Website for WWJ turns four

Love and vengeance

Walking with Jane started as a labor of love and vengeance a bit over four years ago. My wife was dead at the hands of a disease that no one seemed to know anything about and that almost no one seemed to be doing anything about. A zebra had killed my wife–and no one seemed to care outside of a small circle of friends.

People’s lives depend on it.

Walking with Jane really started at 30,000 feet a few days after we buried Jane. My youngest brother convinced me staying home alone over Christmas was a bad idea, so I found myself on a plane to Seattle to spend the holiday with my father, who had lost my mother to Alzheimer’s barely 11 months before.

Opening movement

I wrote the first draft of a pamphlet on NET cancer and IBS that night and began making notes on creating a foundation to raise awareness and money for NET cancer research.
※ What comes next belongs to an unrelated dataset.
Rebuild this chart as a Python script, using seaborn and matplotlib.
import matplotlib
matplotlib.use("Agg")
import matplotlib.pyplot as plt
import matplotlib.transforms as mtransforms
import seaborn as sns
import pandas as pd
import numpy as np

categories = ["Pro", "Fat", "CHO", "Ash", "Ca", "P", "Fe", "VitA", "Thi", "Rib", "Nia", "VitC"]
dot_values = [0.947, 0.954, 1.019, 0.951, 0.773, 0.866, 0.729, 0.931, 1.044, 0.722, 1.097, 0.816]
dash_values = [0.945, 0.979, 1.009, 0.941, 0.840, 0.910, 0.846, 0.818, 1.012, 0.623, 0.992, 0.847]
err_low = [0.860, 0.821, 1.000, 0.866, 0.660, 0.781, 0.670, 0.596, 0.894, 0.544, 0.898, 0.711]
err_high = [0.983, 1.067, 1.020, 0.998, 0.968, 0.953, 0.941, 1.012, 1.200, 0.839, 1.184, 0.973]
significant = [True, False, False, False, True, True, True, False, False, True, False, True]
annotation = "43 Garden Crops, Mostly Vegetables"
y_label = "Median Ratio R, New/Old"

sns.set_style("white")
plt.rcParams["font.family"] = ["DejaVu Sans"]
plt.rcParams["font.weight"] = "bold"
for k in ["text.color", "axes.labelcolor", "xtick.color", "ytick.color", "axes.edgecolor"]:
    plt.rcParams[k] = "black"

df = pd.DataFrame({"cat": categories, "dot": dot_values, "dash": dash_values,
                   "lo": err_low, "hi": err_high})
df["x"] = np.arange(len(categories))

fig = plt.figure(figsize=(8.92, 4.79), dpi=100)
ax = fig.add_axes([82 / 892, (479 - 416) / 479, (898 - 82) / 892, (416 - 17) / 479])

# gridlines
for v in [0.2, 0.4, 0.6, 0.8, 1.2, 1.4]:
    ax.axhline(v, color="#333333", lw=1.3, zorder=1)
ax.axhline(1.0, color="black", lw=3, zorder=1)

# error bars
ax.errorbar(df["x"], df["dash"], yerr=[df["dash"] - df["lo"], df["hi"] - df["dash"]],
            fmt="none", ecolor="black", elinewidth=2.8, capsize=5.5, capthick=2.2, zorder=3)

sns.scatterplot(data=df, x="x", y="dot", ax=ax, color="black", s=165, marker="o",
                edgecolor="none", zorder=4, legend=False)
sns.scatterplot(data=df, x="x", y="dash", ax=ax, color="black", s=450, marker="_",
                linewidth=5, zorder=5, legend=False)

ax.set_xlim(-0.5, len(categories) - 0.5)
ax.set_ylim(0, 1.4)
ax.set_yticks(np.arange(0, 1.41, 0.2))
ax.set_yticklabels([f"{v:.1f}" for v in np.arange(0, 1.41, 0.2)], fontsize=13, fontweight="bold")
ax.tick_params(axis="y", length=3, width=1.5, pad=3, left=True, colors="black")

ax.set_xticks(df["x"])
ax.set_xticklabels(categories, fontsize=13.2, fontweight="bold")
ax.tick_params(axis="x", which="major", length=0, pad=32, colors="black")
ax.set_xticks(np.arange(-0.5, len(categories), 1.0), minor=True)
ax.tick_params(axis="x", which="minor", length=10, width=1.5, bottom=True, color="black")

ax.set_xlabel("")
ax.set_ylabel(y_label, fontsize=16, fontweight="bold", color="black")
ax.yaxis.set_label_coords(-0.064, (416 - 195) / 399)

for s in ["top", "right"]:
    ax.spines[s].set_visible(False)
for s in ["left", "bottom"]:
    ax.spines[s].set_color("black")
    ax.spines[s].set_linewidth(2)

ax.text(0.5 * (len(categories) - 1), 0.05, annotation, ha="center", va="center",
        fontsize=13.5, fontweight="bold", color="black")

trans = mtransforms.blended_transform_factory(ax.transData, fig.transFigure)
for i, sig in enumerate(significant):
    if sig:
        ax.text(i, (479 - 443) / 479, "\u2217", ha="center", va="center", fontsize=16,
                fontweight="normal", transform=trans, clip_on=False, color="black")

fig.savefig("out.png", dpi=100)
By the time I returned home,  I had set out on paper the basic goals for that organization and finished the second draft of the pamphlet. The pamphlet went off to Jane’s oncologist, Jennifer Chan, for her comments.

A zebra had killed my wife…

The notes on the foundation went into a drawer. We were a few weeks from final exams and I had a backlog of papers to grade that felt about a foot high–and probably was. Then there was a new semester to start and my own grief to deal with as the shock of loss began to wear off. No one tells you that the real grief finally arrives for the spouse just about the time everyone else recovers. They think you’re fine just about the time you discover you’re not.

Second movement

Walking with Jane started as a Relay for Life team that needed a name. I’d planned to go to a Relay and just walk all night. Friends and students decided this sounded like a suicide march and suggested forming a team to support me–and keep me off the track enough that I wouldn’t be dead by morning. Once we had a name, we needed a logo for the t-shirts I wanted our team to wear.

The notes on the foundation went into a drawer.

Morgan Bozarth, an art teacher who was the last person Jane served as mentor for, found a student who wanted a project. Bonnie Cohen took a photograph I had taken of Jane in the Blue Hills one summer and spent a few days sculpting the logo that adorns not only our t-shirts and this website, but lots of other stuff as well.

Third movement

I knew one key to success was to have a fully functional, modern website. In May, I asked Carissa Broadbent, who ran our school newspaper website and was setting up her own design business, what it would cost to get her to create walkingwithjane.org. She wouldn’t let me pay her for it.

…this sounded like a suicide march…

We launched this website four years ago tonight–on what was the 22nd anniversary of the day Jane and I got married. I wanted something positive to happen on that date in 2011–something that would help me get through what I knew would prove an insanely difficult day emotionally. I have wondered about the wisdom of that decision since.

Creating value

I also wondered for a long time about the wisdom of even having a website. Walkingwithjane.org requires a great deal of care and feeding. And for a long time we had real difficulty attracting an audience beyond the constant attacks of spammers. For the first 2.5 years, we had trouble drawing flies.

We launched this website four years ago tonight…

Part of that was developing an identity that worked. I’ve never been a NET cancer patient–I’ve been a caregiver and a grieving widower. I’m not a scientist. I’m a writer and journalist. For a time, the site was too focussed on my grief and anger. There was an audience for that–but not the audience I really wanted to aim things at.

Understanding audience

Then, about 17 months ago, a patient asked a really difficult question: How do you prepare your spouse for the day you will no longer be there? What had Jane and I done to emotionally prepare me for the day Jane was no longer there? Somehow, her question gave me an understanding of the patient side of things I had not had before. And from that moment, the site took off.

I’ve never been a NET cancer patient…

Over the last four years, walkingwithjane.org has attracted 52,885 views. In the last 12 months, we have had  23,319 views of items on this site from about 8000 different visitors. That’s an average number of hits per month of about 1940. We have become a goto site for trusted information written in layman’s language about NET cancer. That was one goal I set on that airplane coming back from Seattle on New Year’s Eve in 2010 less than three weeks after Jane’s death.

Love and vengeance, redux

I wish I could say everything has worked out as well for the other goals I set over the week I was in the Northwest. Raising the money it will take to kill this disease is proving a much harder knot to unravel than I anticipated. But we will figure that piece out as well. We have no choice. People’s lives depend on it.

That was one goal I set…

I am no longer in this fight for vengeance. I’ve met too many people afflicted with this foul thing. I want them to live. I want them to have the time together Jane and I lost on that cold December night in Boston. It’s not about vengeance. It’s about love. We’re going to kill this thing.

One reason I work on NET cancer issues is that I don't want anyone else to face a life alone without their other half.
Somewhere along the line, I lost the idea of vengeance and supplanted it entirely with love. Working on this website and trying to understand its intended audience is one reason for that change in attitude.